Les petits défauts ont-ils été gommés ?
« On savait que l’ancienne Continental GT3 n’était pas à son aise sur le plan de la traction et donc sur le mouillé. Nous avons travaillé en priorité la répartition des masses. La géométrie des suspensions est elle aussi inédite. Un gros travail a été fourni sur la géométrie. Le moteur a été rabaissé d’environ 90 mm. La nouvelle Bentley Continental a les roues plus en avant et son porte-à-faux est plus petit que sur l’ancienne. Tout a été repensé : on voulait réduire le frottement sur les suspensions, un système de carter sec propre a été développé spécifiquement, la transmission a été dessinée par nos soins et le réservoir est plus bas et plus reculé. Au final, nous sommes très proches d’un 50/50 au niveau de la répartition des masses même si pour cela, il a fallu cravacher quand on voit la conception de l’auto de route. »
On entend dans le paddock que cette Continental GT3 fait plus penser à un prototype qu’à une GT3. Quelle réponse apportez-vous ?
« J’ai aussi entendu cette remarque mais ce n’est pas un prototype. Sur la première version, on partait d’une auto d’un poids de 2,5 tonnes. Si on avait une Ferrari, on aurait pu tout garder. Là, il a fallu un gros travail de développement. La BMW M6 GT3 est comparable à la Bentley même si nous avons poussé un peu plus car l’auto est plus récente. Pourquoi cette Continental GT3 serait plus un prototype qu’une autre ? Il est vrai qu’elle est plus agressive que la précédente version. »
Elle pourrait servir de base à une future GTE ?
« Si la question est de savoir si elle a été pensée pour devenir une GTE, la réponse est clairement non. Certes, l’aéro est bien meilleure que l’ancienne. Elle pourrait faire une bonne base. On ne peut pas nier que le GTE intéresse tous les constructeurs. »
Cette Continental GT3 a aussi été pensée pour les clients ?
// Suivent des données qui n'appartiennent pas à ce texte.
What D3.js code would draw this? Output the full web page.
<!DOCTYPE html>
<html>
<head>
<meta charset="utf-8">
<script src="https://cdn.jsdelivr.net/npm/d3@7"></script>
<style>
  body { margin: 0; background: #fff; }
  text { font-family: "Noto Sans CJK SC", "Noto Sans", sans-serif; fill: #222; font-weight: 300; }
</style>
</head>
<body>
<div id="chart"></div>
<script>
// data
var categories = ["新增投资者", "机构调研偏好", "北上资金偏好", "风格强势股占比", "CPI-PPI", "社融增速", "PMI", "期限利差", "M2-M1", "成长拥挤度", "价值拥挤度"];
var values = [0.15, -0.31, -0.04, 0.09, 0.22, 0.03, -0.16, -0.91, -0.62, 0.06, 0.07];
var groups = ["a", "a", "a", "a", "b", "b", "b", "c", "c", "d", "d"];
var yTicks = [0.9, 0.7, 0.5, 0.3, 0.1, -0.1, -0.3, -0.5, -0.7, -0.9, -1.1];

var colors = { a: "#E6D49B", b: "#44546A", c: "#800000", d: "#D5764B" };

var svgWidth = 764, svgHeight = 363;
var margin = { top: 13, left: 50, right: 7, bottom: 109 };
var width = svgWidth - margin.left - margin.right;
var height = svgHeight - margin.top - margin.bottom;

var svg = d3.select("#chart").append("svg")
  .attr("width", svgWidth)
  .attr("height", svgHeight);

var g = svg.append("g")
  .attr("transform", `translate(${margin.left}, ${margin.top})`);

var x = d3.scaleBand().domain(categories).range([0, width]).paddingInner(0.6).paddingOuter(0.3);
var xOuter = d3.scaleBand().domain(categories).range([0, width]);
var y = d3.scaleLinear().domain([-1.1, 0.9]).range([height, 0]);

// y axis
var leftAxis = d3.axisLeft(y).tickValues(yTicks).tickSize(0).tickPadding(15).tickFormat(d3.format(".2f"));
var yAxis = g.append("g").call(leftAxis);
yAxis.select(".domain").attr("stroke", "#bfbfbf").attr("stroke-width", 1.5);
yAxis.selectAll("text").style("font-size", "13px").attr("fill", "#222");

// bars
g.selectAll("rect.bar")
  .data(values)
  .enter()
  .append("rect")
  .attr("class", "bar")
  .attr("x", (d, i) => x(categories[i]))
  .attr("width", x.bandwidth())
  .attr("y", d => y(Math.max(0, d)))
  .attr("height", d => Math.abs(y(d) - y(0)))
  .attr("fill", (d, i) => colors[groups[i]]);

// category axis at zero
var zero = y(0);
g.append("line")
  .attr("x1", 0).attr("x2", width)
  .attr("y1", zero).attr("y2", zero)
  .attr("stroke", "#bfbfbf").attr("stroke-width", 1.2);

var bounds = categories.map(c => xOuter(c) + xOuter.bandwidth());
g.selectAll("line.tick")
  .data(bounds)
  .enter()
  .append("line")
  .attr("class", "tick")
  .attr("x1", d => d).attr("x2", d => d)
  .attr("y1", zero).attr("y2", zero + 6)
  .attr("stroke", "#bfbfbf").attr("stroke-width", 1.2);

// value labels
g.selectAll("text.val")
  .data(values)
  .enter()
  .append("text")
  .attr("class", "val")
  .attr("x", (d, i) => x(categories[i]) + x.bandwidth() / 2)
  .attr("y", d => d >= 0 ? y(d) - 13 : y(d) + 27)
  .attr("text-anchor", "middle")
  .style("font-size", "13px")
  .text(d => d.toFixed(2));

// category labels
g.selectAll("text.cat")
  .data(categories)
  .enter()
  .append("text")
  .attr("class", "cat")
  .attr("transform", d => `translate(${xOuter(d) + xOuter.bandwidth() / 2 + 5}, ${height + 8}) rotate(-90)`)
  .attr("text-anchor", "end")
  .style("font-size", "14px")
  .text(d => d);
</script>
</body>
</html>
« L’ancien modèle pouvait boucler jusqu’à 20 000 kilomètres sans révision. Un arbre de propulsion, un arbre de roue et une transmission peuvent aller jusqu’à 15 000 km. En trois ans, nous n’avons utilisé que trois châssis. Le nouveau modèle a aussi été pensé pour réduire le coût d’exploitation le plus possible. Si on a une voiture capable de tenir 5000 km aux Total 24 Heures de Spa, il faut qu’elle puisse boucler 10 000 km sans problème. Il est prévu que la boîte de vitesses tienne 10 000 km sans la moindre révision. Je reste convaincu que la Bentley sera parmi les moins chères en exploitation. Bentley a toujours voulu vendre des voitures. Le précédent modèle a été construit à 27 exemplaires. »
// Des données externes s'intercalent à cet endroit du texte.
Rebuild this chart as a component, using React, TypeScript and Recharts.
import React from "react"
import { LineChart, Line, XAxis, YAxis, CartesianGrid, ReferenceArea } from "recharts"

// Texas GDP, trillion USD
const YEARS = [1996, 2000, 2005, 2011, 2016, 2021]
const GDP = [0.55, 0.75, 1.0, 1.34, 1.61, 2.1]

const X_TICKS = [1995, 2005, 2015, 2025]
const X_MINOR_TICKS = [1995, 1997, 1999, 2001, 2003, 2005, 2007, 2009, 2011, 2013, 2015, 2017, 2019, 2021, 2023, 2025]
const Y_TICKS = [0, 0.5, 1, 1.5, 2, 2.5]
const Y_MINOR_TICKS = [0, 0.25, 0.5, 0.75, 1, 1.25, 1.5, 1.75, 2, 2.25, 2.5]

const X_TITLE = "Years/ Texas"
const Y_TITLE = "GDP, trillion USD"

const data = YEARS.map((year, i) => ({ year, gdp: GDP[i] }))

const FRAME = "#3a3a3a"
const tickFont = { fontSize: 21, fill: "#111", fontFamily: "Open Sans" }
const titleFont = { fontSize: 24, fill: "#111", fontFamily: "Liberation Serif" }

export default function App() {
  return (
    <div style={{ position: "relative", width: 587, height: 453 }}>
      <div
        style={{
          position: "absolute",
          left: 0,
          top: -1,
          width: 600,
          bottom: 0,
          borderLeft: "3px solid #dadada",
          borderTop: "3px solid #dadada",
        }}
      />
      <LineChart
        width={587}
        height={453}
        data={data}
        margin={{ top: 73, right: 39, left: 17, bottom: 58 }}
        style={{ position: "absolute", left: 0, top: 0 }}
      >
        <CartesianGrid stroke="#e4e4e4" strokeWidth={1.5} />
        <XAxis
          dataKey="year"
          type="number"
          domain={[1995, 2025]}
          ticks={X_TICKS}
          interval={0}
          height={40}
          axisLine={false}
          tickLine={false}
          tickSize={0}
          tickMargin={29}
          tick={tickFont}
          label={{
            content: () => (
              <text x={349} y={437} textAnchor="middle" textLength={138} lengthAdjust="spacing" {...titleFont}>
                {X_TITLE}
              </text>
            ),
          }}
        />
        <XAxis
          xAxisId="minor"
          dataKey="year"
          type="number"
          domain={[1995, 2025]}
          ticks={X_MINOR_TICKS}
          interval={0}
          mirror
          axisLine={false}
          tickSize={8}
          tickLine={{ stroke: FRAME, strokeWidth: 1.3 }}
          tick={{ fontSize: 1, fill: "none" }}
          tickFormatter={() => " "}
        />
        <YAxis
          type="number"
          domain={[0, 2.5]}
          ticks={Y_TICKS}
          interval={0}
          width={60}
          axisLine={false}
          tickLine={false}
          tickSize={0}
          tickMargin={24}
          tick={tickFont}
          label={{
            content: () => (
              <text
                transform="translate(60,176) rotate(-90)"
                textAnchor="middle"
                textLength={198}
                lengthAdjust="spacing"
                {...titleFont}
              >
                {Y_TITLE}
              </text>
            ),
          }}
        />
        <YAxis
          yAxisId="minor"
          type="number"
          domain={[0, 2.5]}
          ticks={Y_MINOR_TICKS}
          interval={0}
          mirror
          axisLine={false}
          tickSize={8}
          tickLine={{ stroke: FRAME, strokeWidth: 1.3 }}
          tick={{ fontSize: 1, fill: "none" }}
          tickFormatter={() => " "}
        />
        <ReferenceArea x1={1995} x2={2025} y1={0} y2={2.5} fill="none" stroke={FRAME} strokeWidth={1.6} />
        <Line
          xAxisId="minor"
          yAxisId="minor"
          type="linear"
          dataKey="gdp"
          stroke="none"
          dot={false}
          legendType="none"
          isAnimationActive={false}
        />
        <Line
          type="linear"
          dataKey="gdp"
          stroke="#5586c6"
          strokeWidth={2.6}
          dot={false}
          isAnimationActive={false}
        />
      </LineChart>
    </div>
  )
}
N’est-ce pas un problème que M-Sport aligne directement l’auto ?
« On a pu voir que le Team Parker pouvait être devant. Comme je l’ai dit, Bentley veut vendre des autos. C’est toujours bien de voir gagner une équipe roulant en Bentley. Il y a un vrai partage d’infos. Des clients sont intéressés par la nouvelle auto. Il faut s’assurer qu’elle soit fiable avant de livrer les clients car les essais ne remplacent pas la course. »
N’est ce pas trop frustrant quand on est ingénieur de penser une auto qui sera ensuite étalonnée par la BOP ?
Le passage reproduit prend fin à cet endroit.